# Problem description:
Your task is to repeat the lines below exactly, excluding any pictures they contain.

# Supplied records:
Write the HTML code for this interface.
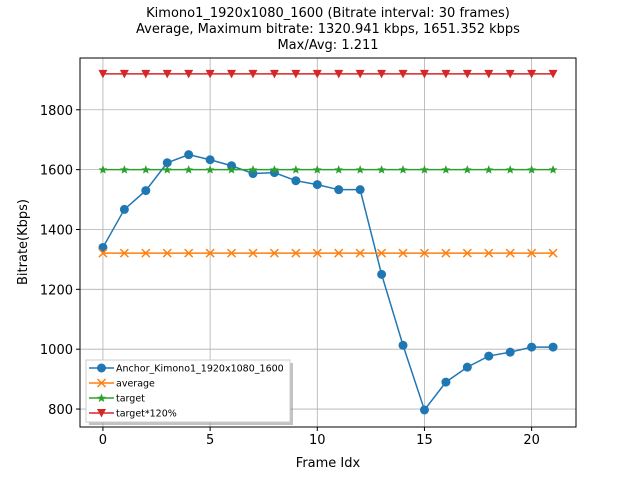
<!DOCTYPE html>
<html><head><meta charset="utf-8"><style>
body{margin:0;background:#fff;}
svg{display:block;font-family:"DejaVu Sans","Liberation Sans",sans-serif;}
</style></head><body>
<svg id="chart" width="640" height="480">
<text x="328" y="17" text-anchor="middle" font-size="13">Kimono1_1920x1080_1600 (Bitrate interval: 30 frames)</text>
<text x="328" y="33" text-anchor="middle" font-size="13">Average, Maximum bitrate: 1320.941 kbps, 1651.352 kbps</text>
<text x="328" y="49" text-anchor="middle" font-size="13">Max/Avg: 1.211</text>
<g id="grid"></g>
<g id="series"></g>
<rect x="80" y="58" width="496" height="369" fill="none" stroke="#000" stroke-width="1"/>
<g id="ticks"></g>
<text x="328" y="467" text-anchor="middle" font-size="13">Frame Idx</text>
<text transform="translate(27,242) rotate(-90)" text-anchor="middle" font-size="13">Bitrate(Kbps)</text>
<g id="legend"></g>
</svg>
<script>
const frames=[0,1,2,3,4,5,6,7,8,9,10,11,12,13,14,15,16,17,18,19,20,21];
const bitrate=[1340,1467,1530,1623,1650,1633,1613,1587,1590,1563,1550,1533,1533,1250,1013,797,890,940,977,990,1007,1007];
const average=1321;
const target=1600;
const target120=1920;
const xTicks=[0,5,10,15,20];
const yTicks=[800,1000,1200,1400,1600,1800];
const NS="http://www.w3.org/2000/svg";
const X0=80,X1=576,Y0=58,Y1=427,xmin=-1.07,xmax=22.07,ymin=740,ymax=1973;
function sx(v){return X0+(v-xmin)/(xmax-xmin)*(X1-X0);}
function sy(v){return Y1-(v-ymin)/(ymax-ymin)*(Y1-Y0);}
function mk(t,a,p){const e=document.createElementNS(NS,t);for(const k in a)e.setAttribute(k,a[k]);p.appendChild(e);return e;}
const grid=document.getElementById('grid'),ticks=document.getElementById('ticks'),ser=document.getElementById('series'),leg=document.getElementById('legend');
xTicks.forEach(t=>{const x=sx(t);
 const g=mk('line',{x1:x,x2:x,y1:Y0,y2:Y1,stroke:'#b0b0b0','stroke-width':0.8},grid);
 
 
 mk('line',{x1:x,x2:x,y1:Y1,y2:Y1+4,stroke:'#000'},ticks);
 const l=mk('text',{x:x,y:Y1+17,'text-anchor':'middle','font-size':13},ticks);l.textContent=t;
 
 });
yTicks.forEach(t=>{const y=sy(t);
 const g=mk('line',{x1:X0,x2:X1,y1:y,y2:y,stroke:'#b0b0b0','stroke-width':0.8},grid);
 
 
 mk('line',{x1:X0-4,x2:X0,y1:y,y2:y,stroke:'#000'},ticks);
 const l=mk('text',{x:X0-7,y:y+5,'text-anchor':'end','font-size':13},ticks);l.textContent=t;
 
 });
function marker(kind,x,y,c,p){
 if(kind==='o')return mk('circle',{cx:x,cy:y,r:4.5,fill:c},p);
 if(kind==='x')return mk('path',{d:`M${x-4},${y-4}L${x+4},${y+4}M${x-4},${y+4}L${x+4},${y-4}`,stroke:c,'stroke-width':1.5},p);
 if(kind==='*')return mk('path',{d:`M${x},${y-4.5}L${x+1.3},${y-1.2}L${x+4.3},${y-1.2}L${x+2},${y+1}L${x+2.8},${y+4}L${x},${y+2.2}L${x-2.8},${y+4}L${x-2},${y+1}L${x-4.3},${y-1.2}L${x-1.3},${y-1.2}Z`,fill:c},p);
 return mk('path',{d:`M${x-4.5},${y-4}L${x+4.5},${y-4}L${x},${y+4.5}Z`,fill:c},p);}
const series=[
 {name:'Anchor_Kimono1_1920x1080_1600',vals:bitrate,c:'#1f77b4',m:'o',id:'series-bitrate'},
 {name:'average',vals:frames.map(()=>average),c:'#ff7f0e',m:'x',id:'series-average'},
 {name:'target',vals:frames.map(()=>target),c:'#2ca02c',m:'*',id:'series-target'},
 {name:'target*120%',vals:frames.map(()=>target120),c:'#d62728',m:'v',id:'series-target-120'}];
series.forEach(s=>{
 const g=mk('g',{},ser);
 
 
 mk('polyline',{points:frames.map((f,i)=>sx(f)+','+sy(s.vals[i])).join(' '),fill:'none',stroke:s.c,'stroke-width':1.5},g);
 frames.forEach((f,i)=>{const m=marker(s.m,sx(f),sy(s.vals[i]),s.c,g);
  
  });});
mk('rect',{x:89,y:363,width:204,height:62,fill:'#999','fill-opacity':0.6},leg);
const lb=mk('rect',{x:86,y:360,width:204,height:62,fill:'#fff',stroke:'#ccc'},leg);


series.forEach((s,i)=>{const y=368+i*15;
 const g=mk('g',{},leg);
 
 
 mk('line',{x1:89,x2:114,y1:y,y2:y,stroke:s.c,'stroke-width':1.5},g);
 marker(s.m,101.5,y,s.c,g);
 const t=mk('text',{x:116,y:y+3.5,'font-size':9.5},g);t.textContent=s.name;});
</script>
</body></html>
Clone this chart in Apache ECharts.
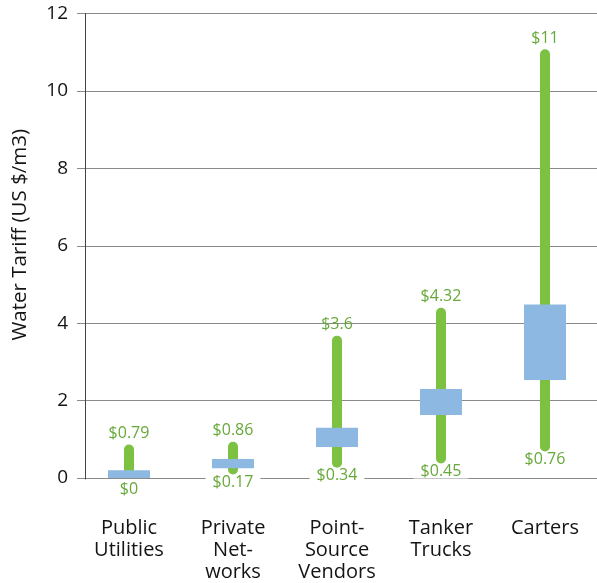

# Finished exercise:
Write the HTML code for this interface.
<!DOCTYPE html>
<html><head><meta charset="utf-8"><style>
body{margin:0;background:#fff;}
svg{display:block;font-family:"DejaVu Sans","Liberation Sans",sans-serif;}
</style></head><body>
<svg id="chart" width="640" height="480">
<text x="328" y="17" text-anchor="middle" font-size="13">Kimono1_1920x1080_1600 (Bitrate interval: 30 frames)</text>
<text x="328" y="33" text-anchor="middle" font-size="13">Average, Maximum bitrate: 1320.941 kbps, 1651.352 kbps</text>
<text x="328" y="49" text-anchor="middle" font-size="13">Max/Avg: 1.211</text>
<g id="grid"></g>
<g id="series"></g>
<rect x="80" y="58" width="496" height="369" fill="none" stroke="#000" stroke-width="1"/>
<g id="ticks"></g>
<text x="328" y="467" text-anchor="middle" font-size="13">Frame Idx</text>
<text transform="translate(27,242) rotate(-90)" text-anchor="middle" font-size="13">Bitrate(Kbps)</text>
<g id="legend"></g>
</svg>
<script>
const frames=[0,1,2,3,4,5,6,7,8,9,10,11,12,13,14,15,16,17,18,19,20,21];
const bitrate=[1340,1467,1530,1623,1650,1633,1613,1587,1590,1563,1550,1533,1533,1250,1013,797,890,940,977,990,1007,1007];
const average=1321;
const target=1600;
const target120=1920;
const xTicks=[0,5,10,15,20];
const yTicks=[800,1000,1200,1400,1600,1800];
const NS="http://www.w3.org/2000/svg";
const X0=80,X1=576,Y0=58,Y1=427,xmin=-1.07,xmax=22.07,ymin=740,ymax=1973;
function sx(v){return X0+(v-xmin)/(xmax-xmin)*(X1-X0);}
function sy(v){return Y1-(v-ymin)/(ymax-ymin)*(Y1-Y0);}
function mk(t,a,p){const e=document.createElementNS(NS,t);for(const k in a)e.setAttribute(k,a[k]);p.appendChild(e);return e;}
const grid=document.getElementById('grid'),ticks=document.getElementById('ticks'),ser=document.getElementById('series'),leg=document.getElementById('legend');
xTicks.forEach(t=>{const x=sx(t);
 const g=mk('line',{x1:x,x2:x,y1:Y0,y2:Y1,stroke:'#b0b0b0','stroke-width':0.8},grid);
 
 
 mk('line',{x1:x,x2:x,y1:Y1,y2:Y1+4,stroke:'#000'},ticks);
 const l=mk('text',{x:x,y:Y1+17,'text-anchor':'middle','font-size':13},ticks);l.textContent=t;
 
 });
yTicks.forEach(t=>{const y=sy(t);
 const g=mk('line',{x1:X0,x2:X1,y1:y,y2:y,stroke:'#b0b0b0','stroke-width':0.8},grid);
 
 
 mk('line',{x1:X0-4,x2:X0,y1:y,y2:y,stroke:'#000'},ticks);
 const l=mk('text',{x:X0-7,y:y+5,'text-anchor':'end','font-size':13},ticks);l.textContent=t;
 
 });
function marker(kind,x,y,c,p){
 if(kind==='o')return mk('circle',{cx:x,cy:y,r:4.5,fill:c},p);
 if(kind==='x')return mk('path',{d:`M${x-4},${y-4}L${x+4},${y+4}M${x-4},${y+4}L${x+4},${y-4}`,stroke:c,'stroke-width':1.5},p);
 if(kind==='*')return mk('path',{d:`M${x},${y-4.5}L${x+1.3},${y-1.2}L${x+4.3},${y-1.2}L${x+2},${y+1}L${x+2.8},${y+4}L${x},${y+2.2}L${x-2.8},${y+4}L${x-2},${y+1}L${x-4.3},${y-1.2}L${x-1.3},${y-1.2}Z`,fill:c},p);
 return mk('path',{d:`M${x-4.5},${y-4}L${x+4.5},${y-4}L${x},${y+4.5}Z`,fill:c},p);}
const series=[
 {name:'Anchor_Kimono1_1920x1080_1600',vals:bitrate,c:'#1f77b4',m:'o',id:'series-bitrate'},
 {name:'average',vals:frames.map(()=>average),c:'#ff7f0e',m:'x',id:'series-average'},
 {name:'target',vals:frames.map(()=>target),c:'#2ca02c',m:'*',id:'series-target'},
 {name:'target*120%',vals:frames.map(()=>target120),c:'#d62728',m:'v',id:'series-target-120'}];
series.forEach(s=>{
 const g=mk('g',{},ser);
 
 
 mk('polyline',{points:frames.map((f,i)=>sx(f)+','+sy(s.vals[i])).join(' '),fill:'none',stroke:s.c,'stroke-width':1.5},g);
 frames.forEach((f,i)=>{const m=marker(s.m,sx(f),sy(s.vals[i]),s.c,g);
  
  });});
mk('rect',{x:89,y:363,width:204,height:62,fill:'#999','fill-opacity':0.6},leg);
const lb=mk('rect',{x:86,y:360,width:204,height:62,fill:'#fff',stroke:'#ccc'},leg);


series.forEach((s,i)=>{const y=368+i*15;
 const g=mk('g',{},leg);
 
 
 mk('line',{x1:89,x2:114,y1:y,y2:y,stroke:s.c,'stroke-width':1.5},g);
 marker(s.m,101.5,y,s.c,g);
 const t=mk('text',{x:116,y:y+3.5,'font-size':9.5},g);t.textContent=s.name;});
</script>
</body></html>
Clone this chart in Apache ECharts.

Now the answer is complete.